SET PROBLEM
Begin with the line containing "Recreate this image as a component" and end with the line containing "1, strokeOpacity: 1"; set down that block verbatim and nothing else.

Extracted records
________________________

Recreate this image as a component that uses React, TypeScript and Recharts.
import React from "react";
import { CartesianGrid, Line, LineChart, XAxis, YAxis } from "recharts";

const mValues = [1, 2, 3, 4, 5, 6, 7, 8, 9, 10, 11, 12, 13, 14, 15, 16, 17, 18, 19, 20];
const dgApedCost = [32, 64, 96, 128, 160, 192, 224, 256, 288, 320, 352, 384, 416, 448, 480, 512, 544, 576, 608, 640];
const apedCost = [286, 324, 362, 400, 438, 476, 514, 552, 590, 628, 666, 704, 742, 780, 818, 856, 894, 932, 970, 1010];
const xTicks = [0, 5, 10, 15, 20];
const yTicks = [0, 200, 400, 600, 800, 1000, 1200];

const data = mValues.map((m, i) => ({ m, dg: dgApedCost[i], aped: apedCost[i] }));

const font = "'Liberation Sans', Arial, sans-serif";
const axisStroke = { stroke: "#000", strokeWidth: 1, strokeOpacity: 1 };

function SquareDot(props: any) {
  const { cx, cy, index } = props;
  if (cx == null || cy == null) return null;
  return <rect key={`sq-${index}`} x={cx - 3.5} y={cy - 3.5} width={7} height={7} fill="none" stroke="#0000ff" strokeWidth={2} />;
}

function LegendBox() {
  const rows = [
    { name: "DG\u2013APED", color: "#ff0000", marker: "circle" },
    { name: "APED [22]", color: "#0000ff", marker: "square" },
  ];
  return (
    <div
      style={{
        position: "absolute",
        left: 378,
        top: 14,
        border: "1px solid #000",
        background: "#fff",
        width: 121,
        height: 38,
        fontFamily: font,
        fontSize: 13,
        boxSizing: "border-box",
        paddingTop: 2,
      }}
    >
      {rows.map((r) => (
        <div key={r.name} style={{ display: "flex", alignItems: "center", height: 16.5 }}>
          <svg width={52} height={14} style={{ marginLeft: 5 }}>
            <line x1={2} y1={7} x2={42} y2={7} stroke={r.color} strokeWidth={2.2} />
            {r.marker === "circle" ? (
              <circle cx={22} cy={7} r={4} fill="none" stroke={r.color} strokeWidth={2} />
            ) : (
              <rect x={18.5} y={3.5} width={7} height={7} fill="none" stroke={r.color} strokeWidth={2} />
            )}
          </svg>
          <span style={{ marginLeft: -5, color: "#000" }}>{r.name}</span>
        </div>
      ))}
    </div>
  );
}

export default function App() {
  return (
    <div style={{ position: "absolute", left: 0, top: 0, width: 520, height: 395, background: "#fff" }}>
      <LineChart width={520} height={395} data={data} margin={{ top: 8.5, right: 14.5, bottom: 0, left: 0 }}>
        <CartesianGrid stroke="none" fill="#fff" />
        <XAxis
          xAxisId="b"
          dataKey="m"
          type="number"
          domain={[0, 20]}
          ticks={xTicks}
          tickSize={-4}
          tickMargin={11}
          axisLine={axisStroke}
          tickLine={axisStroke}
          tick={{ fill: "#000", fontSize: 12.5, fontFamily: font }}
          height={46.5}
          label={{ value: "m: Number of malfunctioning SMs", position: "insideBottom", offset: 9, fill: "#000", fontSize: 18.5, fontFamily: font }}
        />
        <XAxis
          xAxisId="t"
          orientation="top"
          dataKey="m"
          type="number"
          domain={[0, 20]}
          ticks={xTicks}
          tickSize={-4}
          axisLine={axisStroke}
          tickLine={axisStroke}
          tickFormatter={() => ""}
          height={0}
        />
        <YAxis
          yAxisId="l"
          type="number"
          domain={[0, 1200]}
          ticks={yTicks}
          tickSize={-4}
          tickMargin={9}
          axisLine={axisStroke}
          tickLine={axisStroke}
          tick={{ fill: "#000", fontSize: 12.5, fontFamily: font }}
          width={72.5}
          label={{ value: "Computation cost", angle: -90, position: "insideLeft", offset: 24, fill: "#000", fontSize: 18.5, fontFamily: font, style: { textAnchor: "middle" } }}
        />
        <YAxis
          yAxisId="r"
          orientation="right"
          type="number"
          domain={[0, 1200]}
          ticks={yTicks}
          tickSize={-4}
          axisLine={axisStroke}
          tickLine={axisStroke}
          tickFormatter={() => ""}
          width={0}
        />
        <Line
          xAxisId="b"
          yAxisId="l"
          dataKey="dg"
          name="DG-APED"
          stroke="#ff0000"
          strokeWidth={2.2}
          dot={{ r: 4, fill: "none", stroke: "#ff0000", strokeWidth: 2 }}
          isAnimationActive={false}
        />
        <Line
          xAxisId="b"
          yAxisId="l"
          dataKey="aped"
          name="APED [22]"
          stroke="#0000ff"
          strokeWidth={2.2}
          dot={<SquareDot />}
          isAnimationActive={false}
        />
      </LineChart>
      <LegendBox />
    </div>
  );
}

________________________

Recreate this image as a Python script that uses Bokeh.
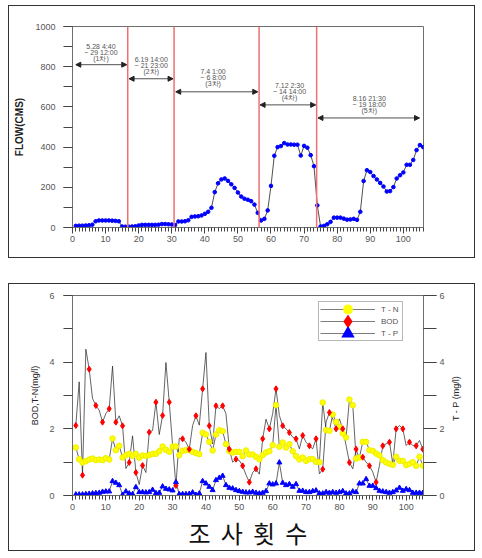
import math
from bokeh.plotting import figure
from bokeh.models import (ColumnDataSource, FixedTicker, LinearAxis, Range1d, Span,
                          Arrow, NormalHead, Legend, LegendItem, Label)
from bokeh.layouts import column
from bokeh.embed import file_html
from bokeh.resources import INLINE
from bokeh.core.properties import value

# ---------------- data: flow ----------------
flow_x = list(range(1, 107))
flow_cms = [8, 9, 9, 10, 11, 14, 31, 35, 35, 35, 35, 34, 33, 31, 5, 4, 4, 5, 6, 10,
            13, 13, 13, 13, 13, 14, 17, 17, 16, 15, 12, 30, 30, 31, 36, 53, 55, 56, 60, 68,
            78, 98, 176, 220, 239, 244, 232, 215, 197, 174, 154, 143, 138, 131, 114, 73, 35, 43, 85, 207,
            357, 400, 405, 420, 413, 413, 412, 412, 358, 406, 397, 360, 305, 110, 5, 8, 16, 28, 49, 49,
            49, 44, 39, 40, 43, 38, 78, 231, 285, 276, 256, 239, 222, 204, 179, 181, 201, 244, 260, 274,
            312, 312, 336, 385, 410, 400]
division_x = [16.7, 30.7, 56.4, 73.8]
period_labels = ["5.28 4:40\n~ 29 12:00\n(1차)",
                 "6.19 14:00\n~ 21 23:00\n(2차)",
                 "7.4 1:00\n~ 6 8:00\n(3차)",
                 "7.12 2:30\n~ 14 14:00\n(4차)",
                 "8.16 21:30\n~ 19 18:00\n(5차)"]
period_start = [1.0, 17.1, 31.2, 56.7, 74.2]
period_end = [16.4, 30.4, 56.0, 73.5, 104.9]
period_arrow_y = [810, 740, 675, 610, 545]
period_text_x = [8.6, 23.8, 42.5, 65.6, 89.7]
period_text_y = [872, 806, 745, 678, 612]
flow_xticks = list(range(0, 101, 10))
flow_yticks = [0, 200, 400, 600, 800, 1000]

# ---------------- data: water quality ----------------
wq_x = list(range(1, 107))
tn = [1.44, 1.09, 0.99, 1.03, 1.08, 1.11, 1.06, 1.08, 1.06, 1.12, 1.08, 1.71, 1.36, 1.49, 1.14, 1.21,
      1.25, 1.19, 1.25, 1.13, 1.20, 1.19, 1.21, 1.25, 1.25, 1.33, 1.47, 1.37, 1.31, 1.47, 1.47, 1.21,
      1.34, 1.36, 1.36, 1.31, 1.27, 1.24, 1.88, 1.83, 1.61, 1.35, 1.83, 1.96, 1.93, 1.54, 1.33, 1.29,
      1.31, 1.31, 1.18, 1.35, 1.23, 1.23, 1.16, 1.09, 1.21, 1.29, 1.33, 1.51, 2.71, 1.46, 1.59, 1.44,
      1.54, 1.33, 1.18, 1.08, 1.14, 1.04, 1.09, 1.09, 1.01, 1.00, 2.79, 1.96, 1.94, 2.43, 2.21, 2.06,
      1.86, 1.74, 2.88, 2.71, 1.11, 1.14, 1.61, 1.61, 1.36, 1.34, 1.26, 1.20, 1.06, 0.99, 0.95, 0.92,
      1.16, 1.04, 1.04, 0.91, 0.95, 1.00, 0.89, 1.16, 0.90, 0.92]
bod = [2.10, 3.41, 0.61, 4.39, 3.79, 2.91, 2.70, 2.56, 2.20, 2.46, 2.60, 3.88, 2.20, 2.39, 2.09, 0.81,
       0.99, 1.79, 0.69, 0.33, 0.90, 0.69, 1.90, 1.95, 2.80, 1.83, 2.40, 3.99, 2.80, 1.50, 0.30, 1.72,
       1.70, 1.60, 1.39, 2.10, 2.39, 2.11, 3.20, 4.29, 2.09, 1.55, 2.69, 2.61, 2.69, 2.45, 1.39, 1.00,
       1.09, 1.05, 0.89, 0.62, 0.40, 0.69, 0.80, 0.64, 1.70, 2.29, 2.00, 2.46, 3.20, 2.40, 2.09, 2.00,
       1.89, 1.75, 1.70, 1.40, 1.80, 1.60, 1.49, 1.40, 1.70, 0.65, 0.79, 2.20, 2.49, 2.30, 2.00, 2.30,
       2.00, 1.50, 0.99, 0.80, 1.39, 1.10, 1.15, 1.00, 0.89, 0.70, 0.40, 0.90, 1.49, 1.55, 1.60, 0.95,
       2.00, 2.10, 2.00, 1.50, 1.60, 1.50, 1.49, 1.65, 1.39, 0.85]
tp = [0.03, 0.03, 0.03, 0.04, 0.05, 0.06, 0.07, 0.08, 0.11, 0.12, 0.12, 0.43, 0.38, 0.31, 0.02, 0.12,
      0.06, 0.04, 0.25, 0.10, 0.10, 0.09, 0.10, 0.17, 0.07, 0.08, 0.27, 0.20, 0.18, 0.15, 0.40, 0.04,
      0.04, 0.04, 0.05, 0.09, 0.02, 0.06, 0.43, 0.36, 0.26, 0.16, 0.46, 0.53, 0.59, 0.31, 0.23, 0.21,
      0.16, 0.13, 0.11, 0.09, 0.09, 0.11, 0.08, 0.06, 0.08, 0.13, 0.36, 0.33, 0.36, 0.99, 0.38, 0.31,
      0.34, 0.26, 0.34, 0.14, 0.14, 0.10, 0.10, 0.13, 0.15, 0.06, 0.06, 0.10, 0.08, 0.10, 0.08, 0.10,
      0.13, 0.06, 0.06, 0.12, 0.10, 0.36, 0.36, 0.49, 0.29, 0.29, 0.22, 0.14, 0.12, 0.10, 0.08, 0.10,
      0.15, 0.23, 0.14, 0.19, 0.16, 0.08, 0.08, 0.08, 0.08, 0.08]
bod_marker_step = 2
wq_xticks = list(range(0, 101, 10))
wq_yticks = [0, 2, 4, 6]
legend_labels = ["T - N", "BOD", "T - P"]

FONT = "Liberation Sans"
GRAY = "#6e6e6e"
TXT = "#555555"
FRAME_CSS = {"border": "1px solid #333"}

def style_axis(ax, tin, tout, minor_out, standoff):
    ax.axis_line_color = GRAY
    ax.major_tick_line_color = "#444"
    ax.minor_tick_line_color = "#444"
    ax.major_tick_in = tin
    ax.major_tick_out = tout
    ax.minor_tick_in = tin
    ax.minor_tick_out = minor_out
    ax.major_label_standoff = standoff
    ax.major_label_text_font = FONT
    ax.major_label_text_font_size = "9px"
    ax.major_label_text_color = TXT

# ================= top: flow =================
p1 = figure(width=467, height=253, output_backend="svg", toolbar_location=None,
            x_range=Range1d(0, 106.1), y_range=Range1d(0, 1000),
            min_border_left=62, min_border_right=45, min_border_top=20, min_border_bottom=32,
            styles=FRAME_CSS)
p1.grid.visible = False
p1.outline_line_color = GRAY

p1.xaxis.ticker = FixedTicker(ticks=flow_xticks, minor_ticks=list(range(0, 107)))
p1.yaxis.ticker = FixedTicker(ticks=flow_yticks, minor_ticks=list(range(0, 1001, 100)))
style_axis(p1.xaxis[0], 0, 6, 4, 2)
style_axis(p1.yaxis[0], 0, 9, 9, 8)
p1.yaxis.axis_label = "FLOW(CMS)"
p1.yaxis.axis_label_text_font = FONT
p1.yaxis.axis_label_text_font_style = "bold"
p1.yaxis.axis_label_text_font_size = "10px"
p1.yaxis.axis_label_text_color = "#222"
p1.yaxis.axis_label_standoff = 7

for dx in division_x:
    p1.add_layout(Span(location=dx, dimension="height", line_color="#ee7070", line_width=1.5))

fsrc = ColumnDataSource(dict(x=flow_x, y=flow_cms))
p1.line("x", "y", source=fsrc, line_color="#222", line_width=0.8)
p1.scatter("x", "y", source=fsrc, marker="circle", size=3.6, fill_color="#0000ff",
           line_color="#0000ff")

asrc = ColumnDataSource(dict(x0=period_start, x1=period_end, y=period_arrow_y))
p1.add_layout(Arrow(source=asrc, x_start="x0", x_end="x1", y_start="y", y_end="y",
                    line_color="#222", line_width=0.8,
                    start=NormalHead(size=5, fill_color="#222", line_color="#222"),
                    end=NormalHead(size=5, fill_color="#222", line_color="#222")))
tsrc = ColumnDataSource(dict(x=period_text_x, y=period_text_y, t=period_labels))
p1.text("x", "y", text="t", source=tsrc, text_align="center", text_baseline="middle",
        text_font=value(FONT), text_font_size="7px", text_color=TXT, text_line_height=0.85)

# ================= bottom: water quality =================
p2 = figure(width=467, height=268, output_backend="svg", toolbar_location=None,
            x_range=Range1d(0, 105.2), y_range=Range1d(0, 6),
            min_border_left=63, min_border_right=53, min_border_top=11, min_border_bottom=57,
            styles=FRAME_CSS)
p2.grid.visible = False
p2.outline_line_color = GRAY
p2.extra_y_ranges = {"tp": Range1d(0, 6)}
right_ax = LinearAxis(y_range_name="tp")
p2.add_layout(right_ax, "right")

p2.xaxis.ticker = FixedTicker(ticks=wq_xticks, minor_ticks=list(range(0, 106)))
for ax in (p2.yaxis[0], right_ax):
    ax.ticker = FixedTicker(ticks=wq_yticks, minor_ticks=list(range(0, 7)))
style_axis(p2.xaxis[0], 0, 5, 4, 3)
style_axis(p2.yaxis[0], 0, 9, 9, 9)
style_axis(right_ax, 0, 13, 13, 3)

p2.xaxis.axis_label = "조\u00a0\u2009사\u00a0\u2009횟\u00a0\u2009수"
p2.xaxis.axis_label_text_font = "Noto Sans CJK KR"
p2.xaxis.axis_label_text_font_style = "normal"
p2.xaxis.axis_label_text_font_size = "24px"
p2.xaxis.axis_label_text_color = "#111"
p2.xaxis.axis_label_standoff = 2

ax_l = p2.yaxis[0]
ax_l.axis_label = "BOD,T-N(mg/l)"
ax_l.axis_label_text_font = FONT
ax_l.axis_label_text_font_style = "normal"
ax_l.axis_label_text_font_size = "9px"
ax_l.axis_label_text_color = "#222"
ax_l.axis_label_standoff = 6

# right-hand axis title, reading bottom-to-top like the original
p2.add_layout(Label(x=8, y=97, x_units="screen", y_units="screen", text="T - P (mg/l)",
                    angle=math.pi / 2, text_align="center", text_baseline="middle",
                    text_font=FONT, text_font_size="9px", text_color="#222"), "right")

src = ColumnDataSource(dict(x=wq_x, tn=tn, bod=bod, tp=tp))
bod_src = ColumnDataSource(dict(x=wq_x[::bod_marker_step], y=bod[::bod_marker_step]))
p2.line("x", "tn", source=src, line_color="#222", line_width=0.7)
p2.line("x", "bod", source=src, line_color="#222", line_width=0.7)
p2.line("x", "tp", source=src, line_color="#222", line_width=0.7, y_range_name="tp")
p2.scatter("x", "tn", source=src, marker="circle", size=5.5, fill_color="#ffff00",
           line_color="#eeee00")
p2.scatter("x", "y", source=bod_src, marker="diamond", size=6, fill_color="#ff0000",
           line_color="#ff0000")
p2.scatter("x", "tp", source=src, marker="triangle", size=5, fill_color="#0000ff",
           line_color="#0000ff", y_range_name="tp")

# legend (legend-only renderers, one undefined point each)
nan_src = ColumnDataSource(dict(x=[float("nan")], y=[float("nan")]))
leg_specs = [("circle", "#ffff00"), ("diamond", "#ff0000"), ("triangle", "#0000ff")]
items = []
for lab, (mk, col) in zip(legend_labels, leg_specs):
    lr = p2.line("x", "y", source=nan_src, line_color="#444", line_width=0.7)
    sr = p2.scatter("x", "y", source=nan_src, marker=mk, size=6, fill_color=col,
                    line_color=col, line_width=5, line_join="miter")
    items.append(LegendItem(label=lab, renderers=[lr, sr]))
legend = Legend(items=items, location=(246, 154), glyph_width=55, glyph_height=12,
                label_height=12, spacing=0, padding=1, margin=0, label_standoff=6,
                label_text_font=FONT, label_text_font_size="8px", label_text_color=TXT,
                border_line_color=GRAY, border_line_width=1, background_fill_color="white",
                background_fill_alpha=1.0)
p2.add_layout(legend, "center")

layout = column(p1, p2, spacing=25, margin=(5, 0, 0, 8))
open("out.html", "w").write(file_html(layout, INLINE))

________________________

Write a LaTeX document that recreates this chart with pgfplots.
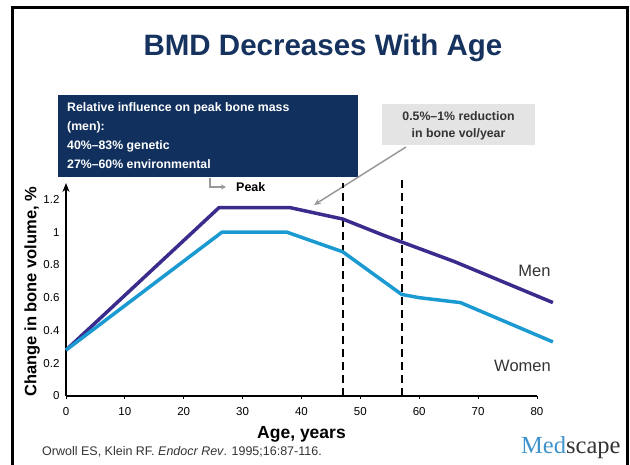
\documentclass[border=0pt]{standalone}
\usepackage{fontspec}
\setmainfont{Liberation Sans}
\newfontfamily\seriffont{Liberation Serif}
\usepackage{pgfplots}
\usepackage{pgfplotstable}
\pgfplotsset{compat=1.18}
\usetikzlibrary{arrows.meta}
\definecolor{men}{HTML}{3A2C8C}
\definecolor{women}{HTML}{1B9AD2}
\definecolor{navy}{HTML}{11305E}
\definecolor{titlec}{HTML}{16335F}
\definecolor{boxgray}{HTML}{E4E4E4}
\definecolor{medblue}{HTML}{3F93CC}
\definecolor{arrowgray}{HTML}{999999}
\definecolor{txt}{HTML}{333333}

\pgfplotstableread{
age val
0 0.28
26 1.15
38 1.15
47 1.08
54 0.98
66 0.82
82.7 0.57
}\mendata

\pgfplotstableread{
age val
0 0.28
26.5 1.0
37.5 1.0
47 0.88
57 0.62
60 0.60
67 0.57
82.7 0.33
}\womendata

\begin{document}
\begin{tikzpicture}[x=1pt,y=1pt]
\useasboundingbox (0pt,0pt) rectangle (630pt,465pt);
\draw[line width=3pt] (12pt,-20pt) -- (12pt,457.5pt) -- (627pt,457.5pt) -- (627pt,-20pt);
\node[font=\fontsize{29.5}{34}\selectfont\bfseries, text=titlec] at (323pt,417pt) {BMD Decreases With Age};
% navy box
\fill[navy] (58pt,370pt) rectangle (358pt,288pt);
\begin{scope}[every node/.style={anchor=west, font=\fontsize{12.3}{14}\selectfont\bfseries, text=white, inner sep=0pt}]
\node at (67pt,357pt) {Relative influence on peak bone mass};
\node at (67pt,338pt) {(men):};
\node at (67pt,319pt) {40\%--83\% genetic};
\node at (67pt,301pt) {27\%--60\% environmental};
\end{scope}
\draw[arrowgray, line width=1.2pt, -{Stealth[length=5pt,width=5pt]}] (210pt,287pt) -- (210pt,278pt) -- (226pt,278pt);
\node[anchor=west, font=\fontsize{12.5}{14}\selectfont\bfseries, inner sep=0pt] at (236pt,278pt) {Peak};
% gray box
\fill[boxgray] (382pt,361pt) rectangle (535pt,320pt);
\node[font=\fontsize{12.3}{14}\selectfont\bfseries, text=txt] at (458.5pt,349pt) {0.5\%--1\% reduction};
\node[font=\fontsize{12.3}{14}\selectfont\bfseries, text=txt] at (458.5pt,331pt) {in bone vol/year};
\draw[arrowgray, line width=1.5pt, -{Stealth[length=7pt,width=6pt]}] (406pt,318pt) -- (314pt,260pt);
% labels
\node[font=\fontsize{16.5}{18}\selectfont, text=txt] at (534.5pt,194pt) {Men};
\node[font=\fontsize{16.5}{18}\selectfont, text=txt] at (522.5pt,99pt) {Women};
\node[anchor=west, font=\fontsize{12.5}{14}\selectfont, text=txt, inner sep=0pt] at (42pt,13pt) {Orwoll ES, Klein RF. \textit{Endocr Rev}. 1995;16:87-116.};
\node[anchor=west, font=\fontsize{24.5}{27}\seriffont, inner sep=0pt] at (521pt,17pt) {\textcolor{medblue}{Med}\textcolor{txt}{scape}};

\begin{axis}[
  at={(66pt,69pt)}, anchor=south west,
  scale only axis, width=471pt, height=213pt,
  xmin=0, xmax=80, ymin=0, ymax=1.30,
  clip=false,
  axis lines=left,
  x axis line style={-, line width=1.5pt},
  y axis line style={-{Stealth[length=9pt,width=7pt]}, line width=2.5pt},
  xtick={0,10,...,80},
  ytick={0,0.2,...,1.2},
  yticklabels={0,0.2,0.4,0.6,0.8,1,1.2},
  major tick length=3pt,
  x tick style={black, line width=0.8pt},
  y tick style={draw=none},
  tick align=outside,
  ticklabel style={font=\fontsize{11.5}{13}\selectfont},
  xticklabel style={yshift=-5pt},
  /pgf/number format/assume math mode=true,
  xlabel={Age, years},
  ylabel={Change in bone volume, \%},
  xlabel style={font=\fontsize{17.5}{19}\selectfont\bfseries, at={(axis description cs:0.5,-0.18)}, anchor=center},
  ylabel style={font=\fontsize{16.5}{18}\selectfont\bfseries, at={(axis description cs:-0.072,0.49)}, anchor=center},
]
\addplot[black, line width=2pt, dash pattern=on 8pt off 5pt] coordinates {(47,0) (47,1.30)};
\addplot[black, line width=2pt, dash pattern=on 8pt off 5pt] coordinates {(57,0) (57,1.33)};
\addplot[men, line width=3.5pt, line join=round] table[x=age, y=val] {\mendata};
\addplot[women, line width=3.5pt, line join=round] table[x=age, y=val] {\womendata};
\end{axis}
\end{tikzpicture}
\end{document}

________________________

SOLVED EXERCISE
Recreate this image as a component that uses React, TypeScript and Recharts.
import React from "react";
import { CartesianGrid, Line, LineChart, XAxis, YAxis } from "recharts";

const mValues = [1, 2, 3, 4, 5, 6, 7, 8, 9, 10, 11, 12, 13, 14, 15, 16, 17, 18, 19, 20];
const dgApedCost = [32, 64, 96, 128, 160, 192, 224, 256, 288, 320, 352, 384, 416, 448, 480, 512, 544, 576, 608, 640];
const apedCost = [286, 324, 362, 400, 438, 476, 514, 552, 590, 628, 666, 704, 742, 780, 818, 856, 894, 932, 970, 1010];
const xTicks = [0, 5, 10, 15, 20];
const yTicks = [0, 200, 400, 600, 800, 1000, 1200];

const data = mValues.map((m, i) => ({ m, dg: dgApedCost[i], aped: apedCost[i] }));

const font = "'Liberation Sans', Arial, sans-serif";
const axisStroke = { stroke: "#000", strokeWidth: 1, strokeOpacity: 1 };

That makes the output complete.